IR Update: Closing the Loopholes
By Russ Baldwin
The second tranche of the Federal Government’s Closing the Loopholes (CTL) reforms have been passed by the Parliament. The changes made include the definition of casual employment, meaning of employer and employee and the introduction of the right to disconnect from work. Employers and employees will need to adjust to the new laws (and complexities) a few of which are set out below:
Casual employment
The existing definition of casual employment in section 15A of the Fair Work Act refers to the terms of the contract and not does not rely on any subsequent conduct of the parties. The amended definition retains the concept that a casual employee is someone who has no firm advance commitment to continuing and indefinite work, but now requires an assessment of the “real substance”, “practical reality” and “true nature” of the employment relationship.
Meaning of employee and employer
An “interpretive principle” has been inserted to the Fair Work Act to assist in determining whether a person is an employee or a contractor.

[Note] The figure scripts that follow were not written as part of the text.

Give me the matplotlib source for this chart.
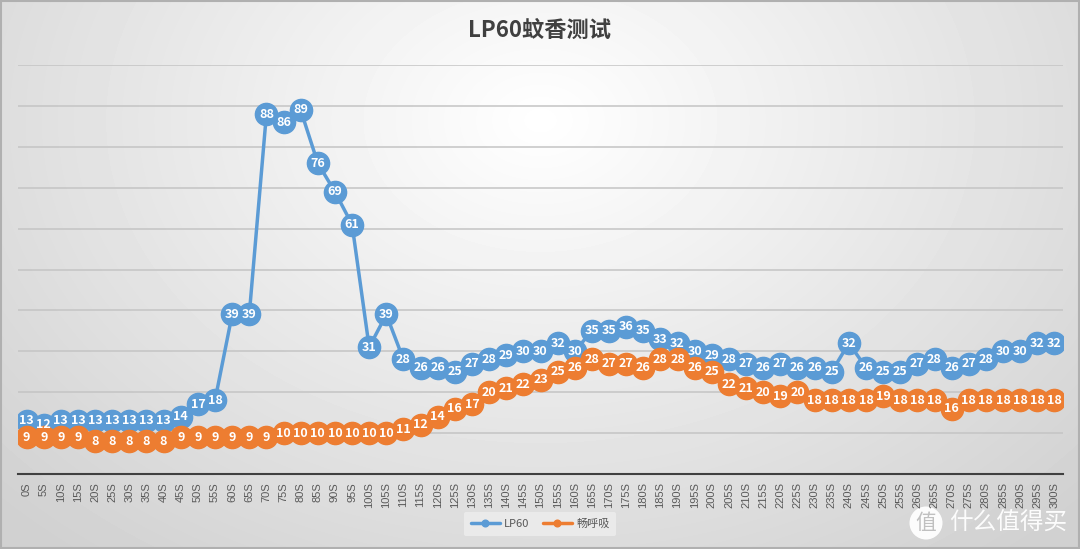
import numpy as np
import matplotlib
matplotlib.use("Agg")
import matplotlib.pyplot as plt
from matplotlib.patches import Ellipse, Rectangle

plt.rcParams['font.family'] = ['Noto Sans CJK SC', 'DejaVu Sans']

# data
seconds = ["%dS" % s for s in range(0, 301, 5)]
lp60 = [13, 12, 13, 13, 13, 13, 13, 13, 13, 14, 17, 18, 39, 39, 88, 86, 89, 76, 69, 61,
        31, 39, 28, 26, 26, 25, 27, 28, 29, 30, 30, 32, 30, 35, 35, 36, 35, 33, 32, 30,
        29, 28, 27, 26, 27, 26, 26, 25, 32, 26, 25, 25, 27, 28, 26, 27, 28, 30, 30, 32, 32]
changhuxi = [9, 9, 9, 9, 8, 8, 8, 8, 8, 9, 9, 9, 9, 9, 9, 10, 10, 10, 10, 10,
             10, 10, 11, 12, 14, 16, 17, 20, 21, 22, 23, 25, 26, 28, 27, 27, 26, 28, 28, 26,
             25, 22, 21, 20, 19, 20, 18, 18, 18, 18, 19, 18, 18, 18, 16, 18, 18, 18, 18, 18, 18]
series_names = ["LP60", "畅呼吸"]
colors = ["#5B9BD5", "#ED7D31"]

fig = plt.figure(figsize=(10.8, 5.49), dpi=100)

# background radial gradient
bg = fig.add_axes([0, 0, 1, 1], zorder=-10)
yy, xx = np.mgrid[0:549, 0:1080]
r = np.sqrt(((xx - 540) / 700.0) ** 2 + ((yy - 120) / 520.0) ** 2)
shade = np.clip(1.0 - 0.17 * r, 0.82, 1.0)
bg.imshow(shade, cmap="gray", vmin=0, vmax=1, aspect="auto", extent=[0, 1, 0, 1])
bg.add_patch(Rectangle((0.001, 0.002), 0.998, 0.996, fill=False, edgecolor="#b0b0b0",
                       lw=1.5, transform=bg.transAxes))
bg.set_axis_off()

ax = fig.add_axes([18 / 1080, 1 - 474 / 549, 1045 / 1080, 409 / 549])
ax.patch.set_alpha(0)
x = np.arange(len(seconds))

for vals, name, c in zip([lp60, changhuxi], series_names, colors):
    ax.plot(x, vals, color=c, lw=2.5, marker="o", markersize=16, label=name,
            solid_capstyle="round", zorder=3)
    for xi, v in zip(x, vals):
        ax.text(xi, v, str(v), color="white", fontsize=9, fontweight="bold",
                ha="center", va="center", zorder=4)

ax.set_xlim(-0.5, len(seconds) - 0.5)
ax.set_ylim(0, 100)
ax.set_yticks(np.arange(0, 101, 10))
ax.yaxis.grid(True, color="#c4c4c4", lw=1.1)
ax.set_axisbelow(True)
ax.tick_params(axis="y", left=False, labelleft=False)
ax.set_xticks(x)
ax.set_xticklabels(seconds, rotation=90, fontsize=8, color="#595959",
                   family=["Liberation Sans", "DejaVu Sans"])
ax.tick_params(axis="x", length=0, pad=6)
for s in ["top", "right", "left"]:
    ax.spines[s].set_visible(False)
ax.spines["bottom"].set_color("#404040")
ax.spines["bottom"].set_linewidth(1.5)

fig.text(0.5, 1 - 30 / 549, "LP60蚊香测试", ha="center", va="center", fontsize=16,
         fontweight="bold", color="#404040")

leg = fig.legend(loc="center", bbox_to_anchor=(0.5, 1 - 524 / 549), ncol=2,
                 frameon=True, fontsize=8, markerscale=0.3, handlelength=2.6,
                 columnspacing=1.2, handletextpad=0.4, borderpad=0.6)
leg.get_frame().set_facecolor("#ececec")
leg.get_frame().set_edgecolor("none")
leg.get_frame().set_alpha(0.9)
for t in leg.get_texts():
    t.set_color("#595959")

# watermark
bg.add_patch(Ellipse((926 / 1080, 1 - 523 / 549), 33 / 1080, 33 / 549,
                     transform=bg.transAxes, facecolor="white", edgecolor="none", alpha=0.95))
bg.text(926 / 1080, 1 - 523 / 549, "值", color="#c0c0c0", fontsize=15, ha="center",
        va="center", transform=bg.transAxes)
bg.text(1008 / 1080, 1 - 523 / 549, "什么值得买", color="white", fontsize=17, ha="center",
        va="center", transform=bg.transAxes, alpha=0.95)

fig.savefig("out.png", dpi=100)
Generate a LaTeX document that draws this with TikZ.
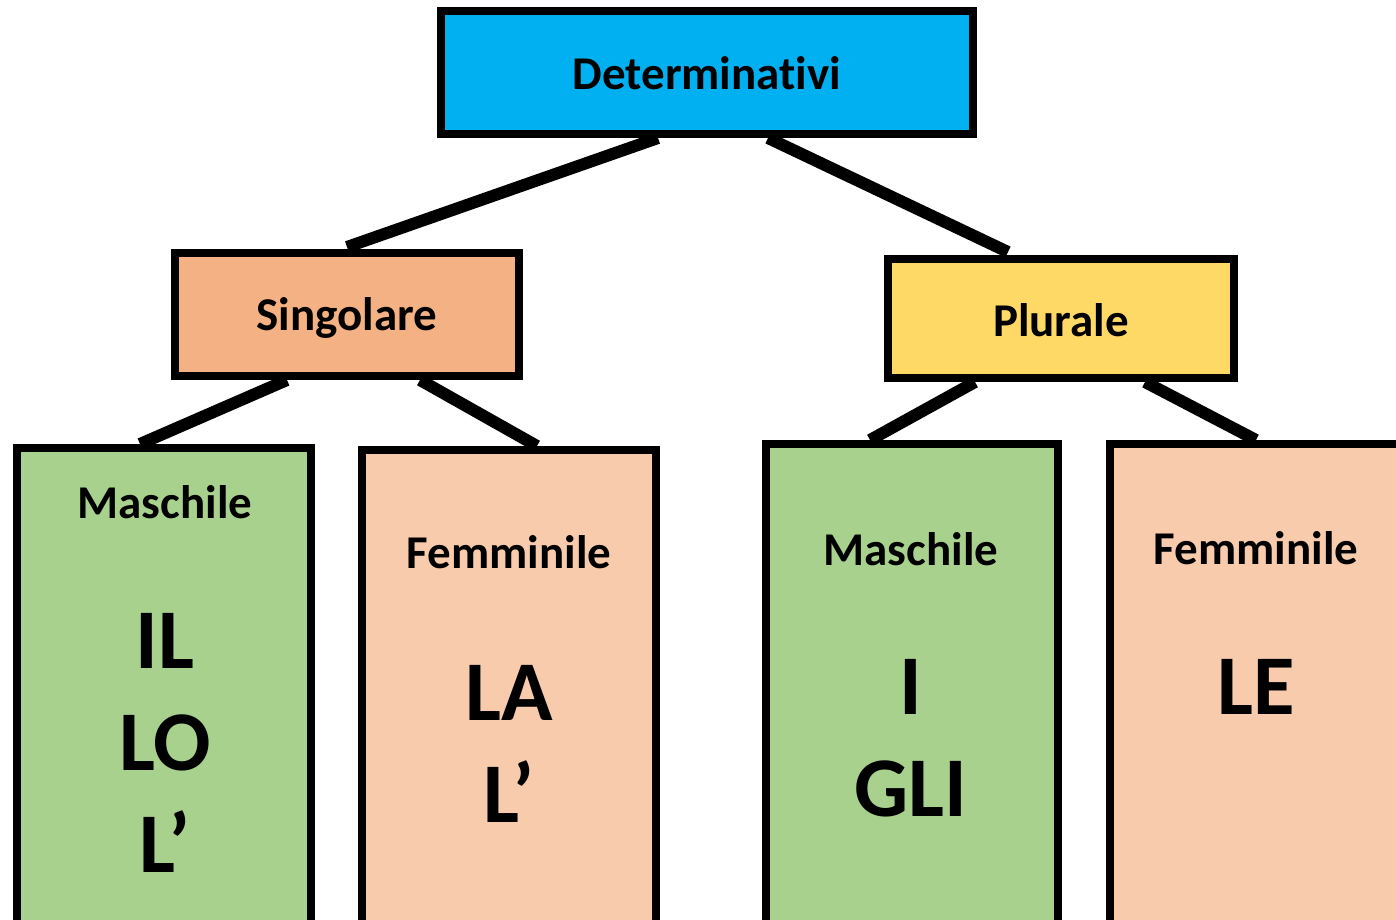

The assessment will require an examination of the ‘real substance, practical reality and true nature of the working relationship, by considering the totality of the relationship’. The changes are intended to reverse recent decisions of the High Court of Australia which held the question of whether a person is a contractor or employee should be answered by reference to the terms of the
contract alone and not any multi-factorial test.
Right to disconnect
The CTL legislation will now require all modern awards to include a right to disconnect from the workplace. Employers may only contact employees in out of work time if it is reasonable to do so, and employees can refuse to respond if reasonable to do so. The factors in assessing whether a refusal to respond is reasonable or not include the reason for the contact, how the contact is made, the extent to which the employee is compensated for responding and the nature and seniority of the role. The amendment specifically states that the right to disconnect is a workplace right therefore the adverse action protections in the Fair Work Act apply. An aggrieved employee can apply to the FWC for a stop contact order. Importantly, the FWC cannot order pecuniary penalties however, the breach of an order is a civil liability provision for which fines can apply.
It remains to be seen how the right to disconnect jurisdiction will evolve in practice. There appears to be a fair amount of wriggle room for salaried employees who are expected (and are contracted) to work 'reasonable additional hours' including outside of ordinary hours. Based on past experience, the unavailability of pecuniary orders for applicants will likely have a prophylactic impact on the number of stop contact applications to the FWC. We shall see. As always, never boring in IR land.